▶ [The task] Starting at the first line of the data, please print exactly those lines through the one that holds "const pairs = vals", omitting every picture.

▶ [Supplied material]
>>>>>
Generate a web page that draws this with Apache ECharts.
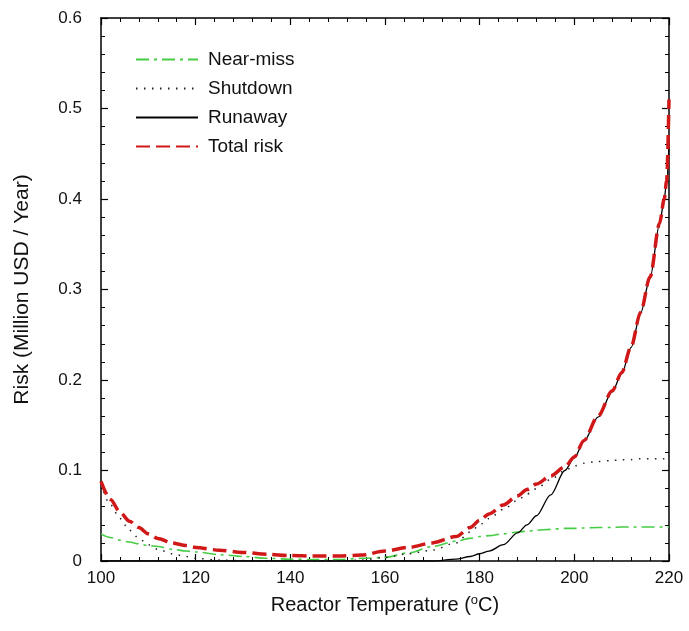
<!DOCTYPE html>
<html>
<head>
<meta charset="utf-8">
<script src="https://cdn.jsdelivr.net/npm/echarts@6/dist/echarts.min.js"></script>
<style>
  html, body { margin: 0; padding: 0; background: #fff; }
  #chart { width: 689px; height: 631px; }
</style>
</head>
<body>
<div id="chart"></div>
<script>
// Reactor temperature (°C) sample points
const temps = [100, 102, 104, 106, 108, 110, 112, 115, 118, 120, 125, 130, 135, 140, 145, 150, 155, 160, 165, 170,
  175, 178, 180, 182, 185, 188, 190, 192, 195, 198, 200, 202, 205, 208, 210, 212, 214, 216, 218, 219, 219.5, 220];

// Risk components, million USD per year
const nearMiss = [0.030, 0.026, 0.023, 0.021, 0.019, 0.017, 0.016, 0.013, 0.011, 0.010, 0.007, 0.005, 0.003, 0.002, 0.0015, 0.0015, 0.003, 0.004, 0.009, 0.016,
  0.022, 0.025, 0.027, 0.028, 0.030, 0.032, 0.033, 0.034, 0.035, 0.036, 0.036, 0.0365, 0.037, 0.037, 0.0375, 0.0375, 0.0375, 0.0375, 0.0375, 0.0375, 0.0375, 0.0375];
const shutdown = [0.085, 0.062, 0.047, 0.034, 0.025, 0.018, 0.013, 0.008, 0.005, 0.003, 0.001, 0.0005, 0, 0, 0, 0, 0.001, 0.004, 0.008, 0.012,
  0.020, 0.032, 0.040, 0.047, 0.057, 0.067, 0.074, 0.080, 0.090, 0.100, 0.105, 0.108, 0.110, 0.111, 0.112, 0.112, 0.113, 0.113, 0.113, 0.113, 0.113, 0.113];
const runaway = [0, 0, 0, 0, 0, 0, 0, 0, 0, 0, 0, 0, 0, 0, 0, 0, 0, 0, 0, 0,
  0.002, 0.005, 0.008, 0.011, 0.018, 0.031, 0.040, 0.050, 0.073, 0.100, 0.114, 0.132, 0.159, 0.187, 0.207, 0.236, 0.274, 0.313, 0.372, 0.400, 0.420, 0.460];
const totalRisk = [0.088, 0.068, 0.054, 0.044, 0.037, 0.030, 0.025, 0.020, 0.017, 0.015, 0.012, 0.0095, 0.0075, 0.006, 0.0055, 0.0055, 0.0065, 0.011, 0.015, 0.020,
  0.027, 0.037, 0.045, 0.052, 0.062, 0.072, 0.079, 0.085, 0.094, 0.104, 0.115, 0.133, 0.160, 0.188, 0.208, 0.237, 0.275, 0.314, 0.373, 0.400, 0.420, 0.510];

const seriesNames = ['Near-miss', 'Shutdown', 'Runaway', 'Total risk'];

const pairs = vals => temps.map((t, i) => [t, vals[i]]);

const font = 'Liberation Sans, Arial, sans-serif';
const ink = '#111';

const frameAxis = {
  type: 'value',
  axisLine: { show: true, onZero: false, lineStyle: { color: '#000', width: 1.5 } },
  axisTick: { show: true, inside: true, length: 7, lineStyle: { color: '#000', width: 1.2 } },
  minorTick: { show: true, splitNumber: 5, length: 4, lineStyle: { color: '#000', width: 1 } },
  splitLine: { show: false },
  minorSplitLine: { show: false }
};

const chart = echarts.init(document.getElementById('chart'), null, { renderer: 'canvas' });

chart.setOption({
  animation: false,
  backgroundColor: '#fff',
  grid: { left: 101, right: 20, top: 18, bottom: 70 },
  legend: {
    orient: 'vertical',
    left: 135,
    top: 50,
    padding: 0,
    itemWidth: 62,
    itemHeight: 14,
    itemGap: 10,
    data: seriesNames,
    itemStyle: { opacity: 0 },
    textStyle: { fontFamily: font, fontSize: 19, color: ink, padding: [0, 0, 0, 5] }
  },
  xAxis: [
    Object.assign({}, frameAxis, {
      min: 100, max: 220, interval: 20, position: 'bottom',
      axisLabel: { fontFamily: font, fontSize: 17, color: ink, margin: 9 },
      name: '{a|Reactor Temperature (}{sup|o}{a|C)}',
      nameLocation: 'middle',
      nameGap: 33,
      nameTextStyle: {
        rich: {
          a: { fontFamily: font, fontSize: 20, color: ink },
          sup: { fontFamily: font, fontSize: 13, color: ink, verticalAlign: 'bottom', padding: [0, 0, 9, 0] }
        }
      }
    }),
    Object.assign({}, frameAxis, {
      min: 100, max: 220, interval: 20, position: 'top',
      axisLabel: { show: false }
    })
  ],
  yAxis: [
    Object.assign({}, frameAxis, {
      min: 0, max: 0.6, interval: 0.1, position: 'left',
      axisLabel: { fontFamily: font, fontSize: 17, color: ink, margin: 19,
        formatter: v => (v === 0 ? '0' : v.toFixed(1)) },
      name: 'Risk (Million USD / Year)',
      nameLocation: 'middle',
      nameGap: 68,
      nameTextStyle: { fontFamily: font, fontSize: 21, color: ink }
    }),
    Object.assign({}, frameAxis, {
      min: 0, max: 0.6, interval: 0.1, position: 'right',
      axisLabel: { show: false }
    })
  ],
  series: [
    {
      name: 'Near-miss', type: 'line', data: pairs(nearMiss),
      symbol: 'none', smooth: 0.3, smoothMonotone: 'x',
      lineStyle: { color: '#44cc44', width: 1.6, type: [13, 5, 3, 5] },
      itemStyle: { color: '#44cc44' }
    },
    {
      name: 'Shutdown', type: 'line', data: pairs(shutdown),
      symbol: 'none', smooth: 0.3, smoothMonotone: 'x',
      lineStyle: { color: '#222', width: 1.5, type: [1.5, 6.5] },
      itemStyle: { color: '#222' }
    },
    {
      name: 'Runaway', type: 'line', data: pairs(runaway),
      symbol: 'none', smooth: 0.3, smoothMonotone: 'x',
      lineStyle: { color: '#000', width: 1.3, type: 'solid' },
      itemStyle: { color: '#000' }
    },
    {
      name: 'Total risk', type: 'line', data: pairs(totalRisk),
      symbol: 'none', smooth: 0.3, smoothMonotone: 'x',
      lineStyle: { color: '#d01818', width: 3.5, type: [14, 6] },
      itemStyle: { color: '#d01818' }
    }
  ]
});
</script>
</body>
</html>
<<<<<
▶ [Completed task]
Generate a web page that draws this with Apache ECharts.
<!DOCTYPE html>
<html>
<head>
<meta charset="utf-8">
<script src="https://cdn.jsdelivr.net/npm/echarts@6/dist/echarts.min.js"></script>
<style>
  html, body { margin: 0; padding: 0; background: #fff; }
  #chart { width: 689px; height: 631px; }
</style>
</head>
<body>
<div id="chart"></div>
<script>
// Reactor temperature (°C) sample points
const temps = [100, 102, 104, 106, 108, 110, 112, 115, 118, 120, 125, 130, 135, 140, 145, 150, 155, 160, 165, 170,
  175, 178, 180, 182, 185, 188, 190, 192, 195, 198, 200, 202, 205, 208, 210, 212, 214, 216, 218, 219, 219.5, 220];

// Risk components, million USD per year
const nearMiss = [0.030, 0.026, 0.023, 0.021, 0.019, 0.017, 0.016, 0.013, 0.011, 0.010, 0.007, 0.005, 0.003, 0.002, 0.0015, 0.0015, 0.003, 0.004, 0.009, 0.016,
  0.022, 0.025, 0.027, 0.028, 0.030, 0.032, 0.033, 0.034, 0.035, 0.036, 0.036, 0.0365, 0.037, 0.037, 0.0375, 0.0375, 0.0375, 0.0375, 0.0375, 0.0375, 0.0375, 0.0375];
const shutdown = [0.085, 0.062, 0.047, 0.034, 0.025, 0.018, 0.013, 0.008, 0.005, 0.003, 0.001, 0.0005, 0, 0, 0, 0, 0.001, 0.004, 0.008, 0.012,
  0.020, 0.032, 0.040, 0.047, 0.057, 0.067, 0.074, 0.080, 0.090, 0.100, 0.105, 0.108, 0.110, 0.111, 0.112, 0.112, 0.113, 0.113, 0.113, 0.113, 0.113, 0.113];
const runaway = [0, 0, 0, 0, 0, 0, 0, 0, 0, 0, 0, 0, 0, 0, 0, 0, 0, 0, 0, 0,
  0.002, 0.005, 0.008, 0.011, 0.018, 0.031, 0.040, 0.050, 0.073, 0.100, 0.114, 0.132, 0.159, 0.187, 0.207, 0.236, 0.274, 0.313, 0.372, 0.400, 0.420, 0.460];
const totalRisk = [0.088, 0.068, 0.054, 0.044, 0.037, 0.030, 0.025, 0.020, 0.017, 0.015, 0.012, 0.0095, 0.0075, 0.006, 0.0055, 0.0055, 0.0065, 0.011, 0.015, 0.020,
  0.027, 0.037, 0.045, 0.052, 0.062, 0.072, 0.079, 0.085, 0.094, 0.104, 0.115, 0.133, 0.160, 0.188, 0.208, 0.237, 0.275, 0.314, 0.373, 0.400, 0.420, 0.510];

const seriesNames = ['Near-miss', 'Shutdown', 'Runaway', 'Total risk'];

const pairs = vals => temps.map((t, i) => [t, vals[i]]);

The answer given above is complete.